In October 2025, the German government pledged a record US$1 billion to support home-care services for Holocaust survivors.

The world applauded – a gesture of moral clarity, historical responsibility and human dignity.

But here in Namibia, where the soil still carries the bones of the Ovaherero and Nama, the silence is deafening.

Germany’s compassion toward Holocaust survivors is right and necessary. Yet its treatment of the Ovaherero and Nama genocide reveals a troubling double standard. Up to 100 000 Ovaherero and 10 000 Nama were exterminated through starvation, forced displacement and concentration camps.
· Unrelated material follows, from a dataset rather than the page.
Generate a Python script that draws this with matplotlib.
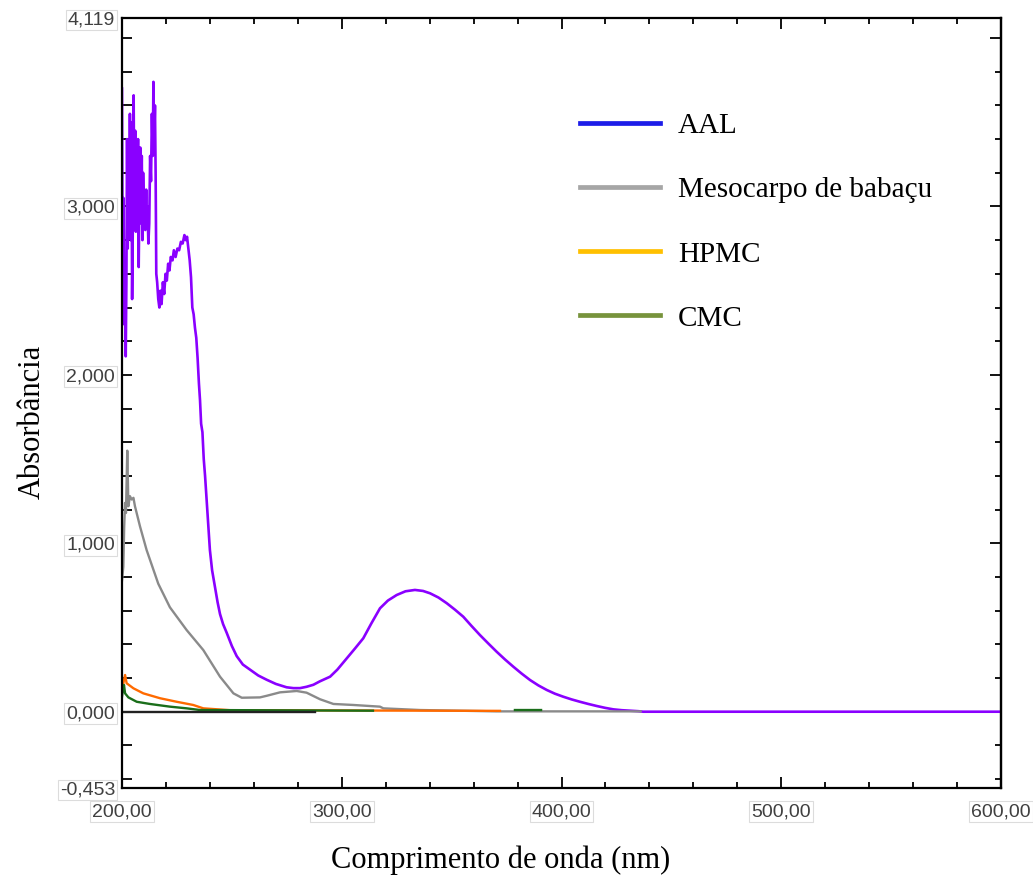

Historians recognise it as the blueprint for later genocides.

When Germany finally acknowledged this atrocity in 2021, it pledged €1.1 billion over 30 years, not as reparations, but as ‘development aid’.

Aid, as if our ancestors were underdeveloped rather than annihilated.
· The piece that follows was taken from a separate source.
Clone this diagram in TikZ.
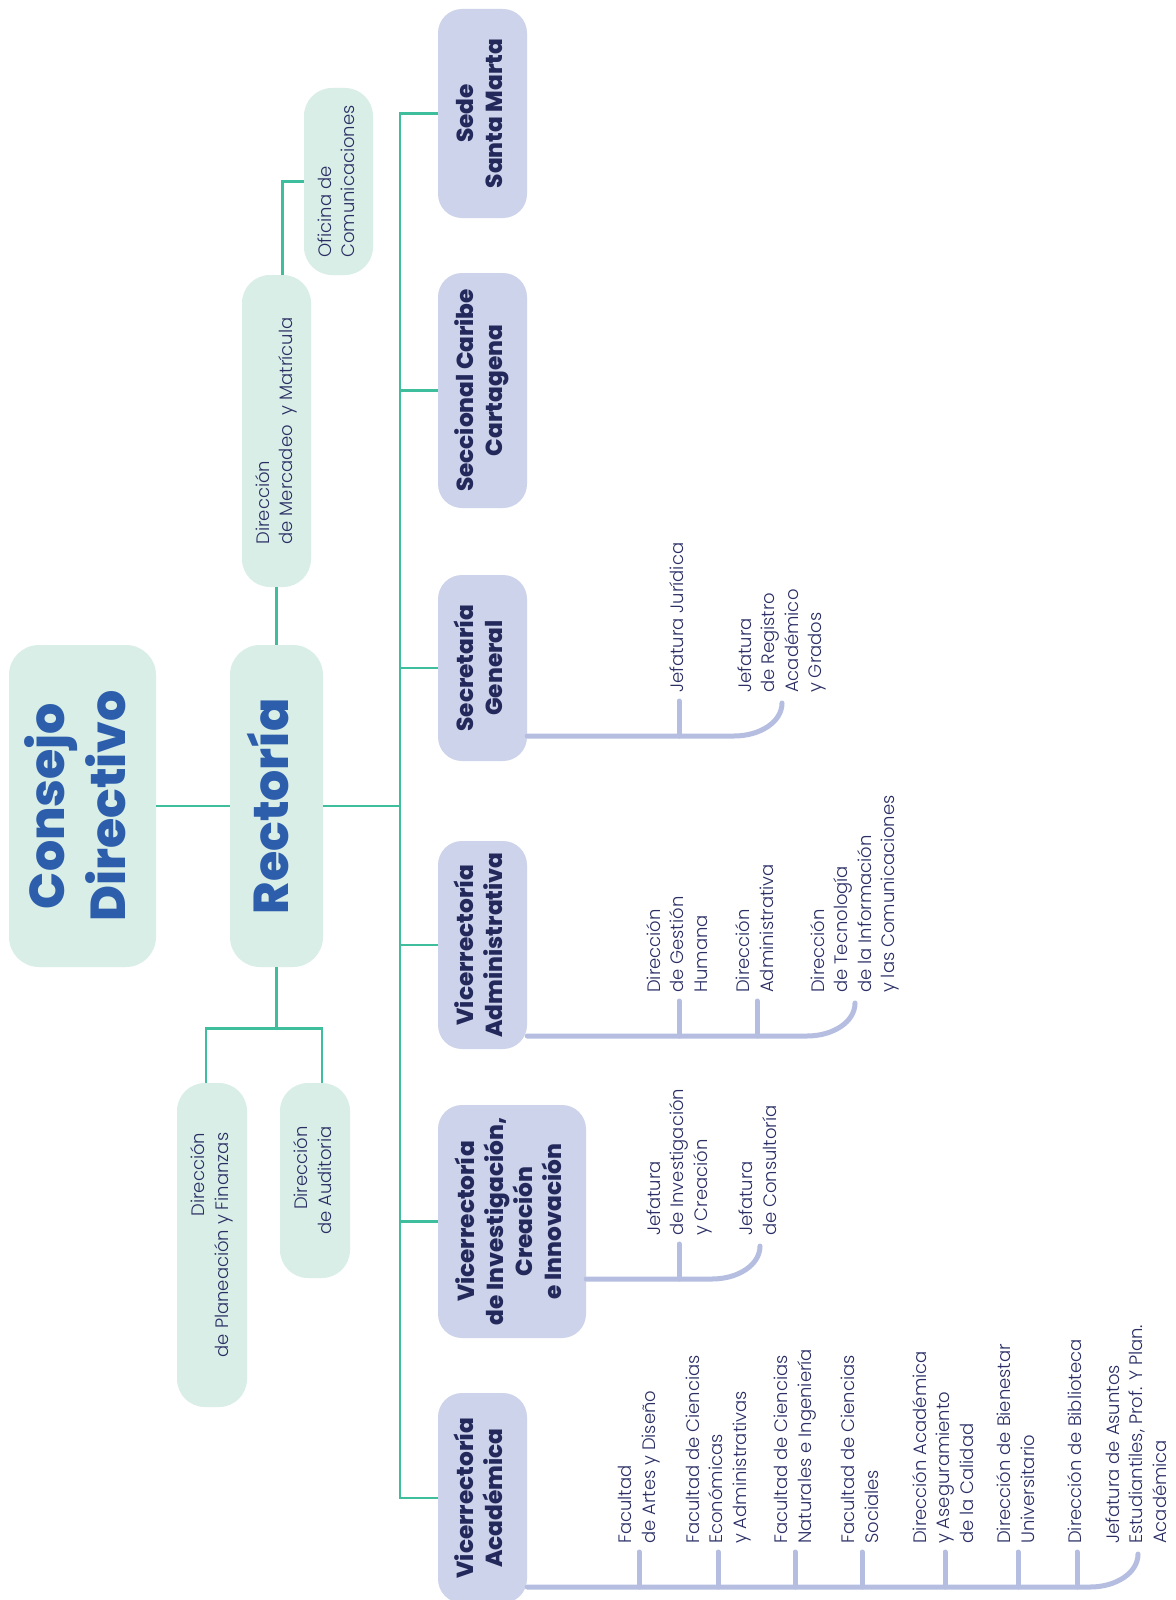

The descendants of the victims were excluded from negotiations. Traditional authorities were sidelined. The apology was never delivered in the Bundestag. And the decision to frame the funds as development assistance reeks of colonial paternalism. It is not only unjust, it is deeply insulting.

Germany’s moral ledger remains unbalanced. One cannot provide home care to one group of survivors while offering infrastructure projects to another. One cannot honour memory in Berlin while erasing it in Windhoek. Reconciliation demands equality, not expediency.

Namibians are not asking for charity. We are demanding parity.

President Netumbo Nandi-Ndaitwah and vice president Lucia Witbooi should summon the German ambassador and reopen negotiations. The process must centre the voices of the Ovaherero and Nama. The apology must be delivered in the parliament, not whispered in diplomatic corridors. The funds must be recognised as reparations, not aid.

Germany has shown that it understands the power of remembrance. But memory is not a currency to be spent selectively. It is a covenant, a solemn promise between past and present, between the dead and the living.

To honour that covenant, Germany must confront its colonial crimes with the same moral courage it applies to its European past. Only then can remembrance be whole, and reconciliation genuine.